:: The records ::

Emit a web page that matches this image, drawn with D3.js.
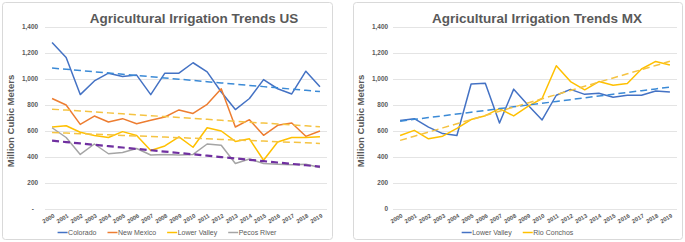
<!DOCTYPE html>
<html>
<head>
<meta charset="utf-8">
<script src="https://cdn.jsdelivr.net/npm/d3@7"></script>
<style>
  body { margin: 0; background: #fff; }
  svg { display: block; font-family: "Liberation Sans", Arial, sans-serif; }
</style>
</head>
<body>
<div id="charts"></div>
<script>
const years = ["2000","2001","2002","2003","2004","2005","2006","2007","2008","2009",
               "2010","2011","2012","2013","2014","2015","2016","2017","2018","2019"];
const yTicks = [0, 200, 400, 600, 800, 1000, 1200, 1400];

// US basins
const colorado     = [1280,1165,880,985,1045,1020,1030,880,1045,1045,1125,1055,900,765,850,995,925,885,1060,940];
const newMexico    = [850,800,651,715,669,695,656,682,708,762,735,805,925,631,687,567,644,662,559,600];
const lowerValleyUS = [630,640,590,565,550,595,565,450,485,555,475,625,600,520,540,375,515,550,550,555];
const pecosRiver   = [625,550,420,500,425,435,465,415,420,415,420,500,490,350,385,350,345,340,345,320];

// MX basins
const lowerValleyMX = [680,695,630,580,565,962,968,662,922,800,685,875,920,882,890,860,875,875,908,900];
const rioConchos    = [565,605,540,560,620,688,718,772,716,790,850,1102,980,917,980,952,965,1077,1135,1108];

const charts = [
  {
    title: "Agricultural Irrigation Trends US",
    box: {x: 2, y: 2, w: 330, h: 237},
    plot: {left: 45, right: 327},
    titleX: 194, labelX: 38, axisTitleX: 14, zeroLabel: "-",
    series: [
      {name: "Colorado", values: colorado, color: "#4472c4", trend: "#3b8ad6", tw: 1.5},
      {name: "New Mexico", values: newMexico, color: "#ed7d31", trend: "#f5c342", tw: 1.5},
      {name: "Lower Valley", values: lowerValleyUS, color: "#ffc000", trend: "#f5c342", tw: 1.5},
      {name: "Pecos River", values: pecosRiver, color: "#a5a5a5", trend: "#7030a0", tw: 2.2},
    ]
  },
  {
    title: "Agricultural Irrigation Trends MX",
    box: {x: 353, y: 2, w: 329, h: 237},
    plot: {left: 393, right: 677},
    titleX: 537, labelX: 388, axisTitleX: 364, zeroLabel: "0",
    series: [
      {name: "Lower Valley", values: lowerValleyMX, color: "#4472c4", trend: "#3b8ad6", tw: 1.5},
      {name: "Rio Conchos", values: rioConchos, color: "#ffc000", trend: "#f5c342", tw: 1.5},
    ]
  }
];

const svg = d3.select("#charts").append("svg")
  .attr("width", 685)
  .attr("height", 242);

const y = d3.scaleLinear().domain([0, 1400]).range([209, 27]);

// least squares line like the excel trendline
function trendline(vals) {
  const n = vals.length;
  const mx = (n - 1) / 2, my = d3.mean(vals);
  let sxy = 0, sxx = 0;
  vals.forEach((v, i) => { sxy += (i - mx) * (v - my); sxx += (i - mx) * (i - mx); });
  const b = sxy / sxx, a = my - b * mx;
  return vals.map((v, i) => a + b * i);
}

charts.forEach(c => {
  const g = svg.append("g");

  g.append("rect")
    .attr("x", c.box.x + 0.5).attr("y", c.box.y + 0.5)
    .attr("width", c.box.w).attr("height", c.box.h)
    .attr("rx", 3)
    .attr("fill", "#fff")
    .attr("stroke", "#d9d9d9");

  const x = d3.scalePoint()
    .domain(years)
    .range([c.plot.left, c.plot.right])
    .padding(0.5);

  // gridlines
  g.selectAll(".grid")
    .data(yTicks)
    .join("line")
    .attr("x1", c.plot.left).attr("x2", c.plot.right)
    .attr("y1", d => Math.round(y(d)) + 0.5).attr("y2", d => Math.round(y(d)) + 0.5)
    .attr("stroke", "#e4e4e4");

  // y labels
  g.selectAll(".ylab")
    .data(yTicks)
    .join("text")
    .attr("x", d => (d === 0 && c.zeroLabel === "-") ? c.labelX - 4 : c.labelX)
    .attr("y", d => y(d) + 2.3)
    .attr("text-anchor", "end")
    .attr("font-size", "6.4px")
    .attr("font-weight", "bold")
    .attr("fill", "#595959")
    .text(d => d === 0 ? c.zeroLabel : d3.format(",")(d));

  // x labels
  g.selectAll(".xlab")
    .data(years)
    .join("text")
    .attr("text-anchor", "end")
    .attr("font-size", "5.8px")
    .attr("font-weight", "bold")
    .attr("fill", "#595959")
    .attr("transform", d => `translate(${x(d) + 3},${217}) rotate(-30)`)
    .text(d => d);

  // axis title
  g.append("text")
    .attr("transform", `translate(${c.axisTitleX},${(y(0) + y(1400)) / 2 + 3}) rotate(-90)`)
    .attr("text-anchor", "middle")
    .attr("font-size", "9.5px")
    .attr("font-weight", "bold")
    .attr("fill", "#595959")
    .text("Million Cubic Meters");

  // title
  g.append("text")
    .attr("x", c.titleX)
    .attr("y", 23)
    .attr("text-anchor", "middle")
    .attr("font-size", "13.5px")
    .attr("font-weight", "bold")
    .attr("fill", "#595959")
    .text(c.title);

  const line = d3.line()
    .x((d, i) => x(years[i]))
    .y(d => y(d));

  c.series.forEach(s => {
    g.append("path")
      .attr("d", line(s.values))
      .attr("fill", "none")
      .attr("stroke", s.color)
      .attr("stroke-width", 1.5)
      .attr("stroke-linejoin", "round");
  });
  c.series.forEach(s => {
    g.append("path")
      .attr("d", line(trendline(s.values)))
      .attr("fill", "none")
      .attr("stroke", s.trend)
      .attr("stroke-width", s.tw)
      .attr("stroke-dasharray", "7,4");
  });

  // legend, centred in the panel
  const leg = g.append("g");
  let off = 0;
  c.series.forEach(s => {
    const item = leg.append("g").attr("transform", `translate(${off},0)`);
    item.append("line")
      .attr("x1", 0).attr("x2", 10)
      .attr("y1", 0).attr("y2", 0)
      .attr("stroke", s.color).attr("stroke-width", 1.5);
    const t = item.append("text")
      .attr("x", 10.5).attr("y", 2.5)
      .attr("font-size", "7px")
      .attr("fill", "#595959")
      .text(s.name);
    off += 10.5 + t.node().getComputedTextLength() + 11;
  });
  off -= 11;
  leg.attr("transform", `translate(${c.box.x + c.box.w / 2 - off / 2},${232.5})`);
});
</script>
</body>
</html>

:::
:: The records ::

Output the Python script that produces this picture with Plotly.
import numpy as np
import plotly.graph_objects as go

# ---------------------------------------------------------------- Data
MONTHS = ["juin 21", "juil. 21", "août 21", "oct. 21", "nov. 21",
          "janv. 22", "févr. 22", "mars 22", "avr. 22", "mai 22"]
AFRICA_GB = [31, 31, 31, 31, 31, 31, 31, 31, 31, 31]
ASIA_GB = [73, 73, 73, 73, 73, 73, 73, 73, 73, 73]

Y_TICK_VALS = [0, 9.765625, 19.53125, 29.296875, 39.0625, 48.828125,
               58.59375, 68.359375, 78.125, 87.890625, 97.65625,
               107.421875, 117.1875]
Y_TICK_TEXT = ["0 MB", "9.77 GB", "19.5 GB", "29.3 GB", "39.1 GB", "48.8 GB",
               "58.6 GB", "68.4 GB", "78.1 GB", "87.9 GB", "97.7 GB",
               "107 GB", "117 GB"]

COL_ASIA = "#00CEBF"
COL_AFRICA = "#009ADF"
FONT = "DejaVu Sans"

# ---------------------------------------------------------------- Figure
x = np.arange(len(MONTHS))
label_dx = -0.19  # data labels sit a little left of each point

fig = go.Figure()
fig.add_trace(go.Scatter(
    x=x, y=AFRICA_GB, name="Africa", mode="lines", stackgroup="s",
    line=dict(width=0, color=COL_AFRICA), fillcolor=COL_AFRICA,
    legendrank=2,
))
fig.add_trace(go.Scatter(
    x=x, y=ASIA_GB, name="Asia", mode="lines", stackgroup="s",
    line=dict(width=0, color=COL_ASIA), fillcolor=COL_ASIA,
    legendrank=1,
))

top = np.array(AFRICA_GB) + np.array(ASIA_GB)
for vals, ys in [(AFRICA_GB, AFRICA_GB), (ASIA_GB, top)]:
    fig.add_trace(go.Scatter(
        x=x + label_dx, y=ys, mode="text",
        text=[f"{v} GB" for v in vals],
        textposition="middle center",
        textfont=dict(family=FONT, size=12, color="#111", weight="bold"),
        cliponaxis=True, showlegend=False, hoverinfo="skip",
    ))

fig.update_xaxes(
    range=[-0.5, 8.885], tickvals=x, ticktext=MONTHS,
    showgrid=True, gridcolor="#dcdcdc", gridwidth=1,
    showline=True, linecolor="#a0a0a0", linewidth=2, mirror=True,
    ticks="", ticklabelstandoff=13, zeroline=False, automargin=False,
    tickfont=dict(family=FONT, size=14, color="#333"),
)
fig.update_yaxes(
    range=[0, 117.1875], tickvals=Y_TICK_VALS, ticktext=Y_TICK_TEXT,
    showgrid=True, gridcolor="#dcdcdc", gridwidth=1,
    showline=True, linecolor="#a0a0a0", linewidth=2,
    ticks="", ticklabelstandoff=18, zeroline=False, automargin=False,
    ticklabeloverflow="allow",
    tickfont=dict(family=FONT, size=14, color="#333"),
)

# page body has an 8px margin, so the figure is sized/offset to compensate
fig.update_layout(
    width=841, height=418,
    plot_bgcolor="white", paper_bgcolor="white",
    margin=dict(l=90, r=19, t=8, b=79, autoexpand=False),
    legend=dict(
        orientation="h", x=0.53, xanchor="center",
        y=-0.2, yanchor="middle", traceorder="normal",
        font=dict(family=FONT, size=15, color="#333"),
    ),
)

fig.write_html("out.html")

:::
:: The records ::

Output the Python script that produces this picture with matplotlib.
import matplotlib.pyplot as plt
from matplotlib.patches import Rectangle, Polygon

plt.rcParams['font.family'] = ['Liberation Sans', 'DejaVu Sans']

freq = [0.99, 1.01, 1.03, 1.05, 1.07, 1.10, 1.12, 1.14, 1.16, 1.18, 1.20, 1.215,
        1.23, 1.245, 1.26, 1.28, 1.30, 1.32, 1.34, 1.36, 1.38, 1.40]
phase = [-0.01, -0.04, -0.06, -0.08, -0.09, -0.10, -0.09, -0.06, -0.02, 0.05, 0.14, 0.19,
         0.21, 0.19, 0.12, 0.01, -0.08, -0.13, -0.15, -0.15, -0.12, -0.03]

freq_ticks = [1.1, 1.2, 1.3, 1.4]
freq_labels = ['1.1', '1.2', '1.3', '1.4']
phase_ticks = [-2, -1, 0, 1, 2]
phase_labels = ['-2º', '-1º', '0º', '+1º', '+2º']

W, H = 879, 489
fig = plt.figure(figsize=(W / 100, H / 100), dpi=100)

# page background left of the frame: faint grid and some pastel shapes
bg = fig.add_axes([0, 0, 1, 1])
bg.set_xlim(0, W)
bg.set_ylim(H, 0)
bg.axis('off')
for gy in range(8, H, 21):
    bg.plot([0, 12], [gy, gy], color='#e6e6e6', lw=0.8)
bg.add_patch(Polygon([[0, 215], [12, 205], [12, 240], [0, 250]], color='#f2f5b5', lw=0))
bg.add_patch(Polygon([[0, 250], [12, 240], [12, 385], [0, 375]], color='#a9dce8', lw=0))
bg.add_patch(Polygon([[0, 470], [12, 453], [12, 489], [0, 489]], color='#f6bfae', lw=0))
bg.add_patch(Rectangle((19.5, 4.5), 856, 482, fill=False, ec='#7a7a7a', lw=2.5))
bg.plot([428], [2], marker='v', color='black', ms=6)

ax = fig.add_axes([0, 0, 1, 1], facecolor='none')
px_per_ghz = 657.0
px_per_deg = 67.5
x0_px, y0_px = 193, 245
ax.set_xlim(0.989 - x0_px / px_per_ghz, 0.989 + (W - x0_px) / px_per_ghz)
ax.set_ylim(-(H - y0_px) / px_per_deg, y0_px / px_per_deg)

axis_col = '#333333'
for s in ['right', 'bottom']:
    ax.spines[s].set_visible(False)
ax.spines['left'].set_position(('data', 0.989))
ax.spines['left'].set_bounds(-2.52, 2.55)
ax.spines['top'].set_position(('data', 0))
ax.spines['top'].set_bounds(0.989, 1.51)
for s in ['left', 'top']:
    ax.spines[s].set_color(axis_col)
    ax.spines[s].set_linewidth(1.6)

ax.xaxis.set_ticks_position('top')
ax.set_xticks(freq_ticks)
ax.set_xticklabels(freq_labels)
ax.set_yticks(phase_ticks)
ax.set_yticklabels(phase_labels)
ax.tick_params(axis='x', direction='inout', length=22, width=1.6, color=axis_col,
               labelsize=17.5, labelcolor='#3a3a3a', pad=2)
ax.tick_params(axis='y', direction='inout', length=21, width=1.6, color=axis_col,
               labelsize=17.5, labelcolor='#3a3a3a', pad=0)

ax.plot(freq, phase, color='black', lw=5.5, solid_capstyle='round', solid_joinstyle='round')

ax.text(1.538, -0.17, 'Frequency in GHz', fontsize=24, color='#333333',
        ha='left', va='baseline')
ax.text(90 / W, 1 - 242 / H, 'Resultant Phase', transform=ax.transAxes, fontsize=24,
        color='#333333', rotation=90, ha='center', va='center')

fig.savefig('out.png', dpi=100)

:::

**What you are asked to do**
For the listing above, identify each line bearing "that".

**Answer to the exercise**
Emit a web page that matches this image, drawn with D3.js.
Output the Python script that produces this picture with Plotly.
Output the Python script that produces this picture with matplotlib.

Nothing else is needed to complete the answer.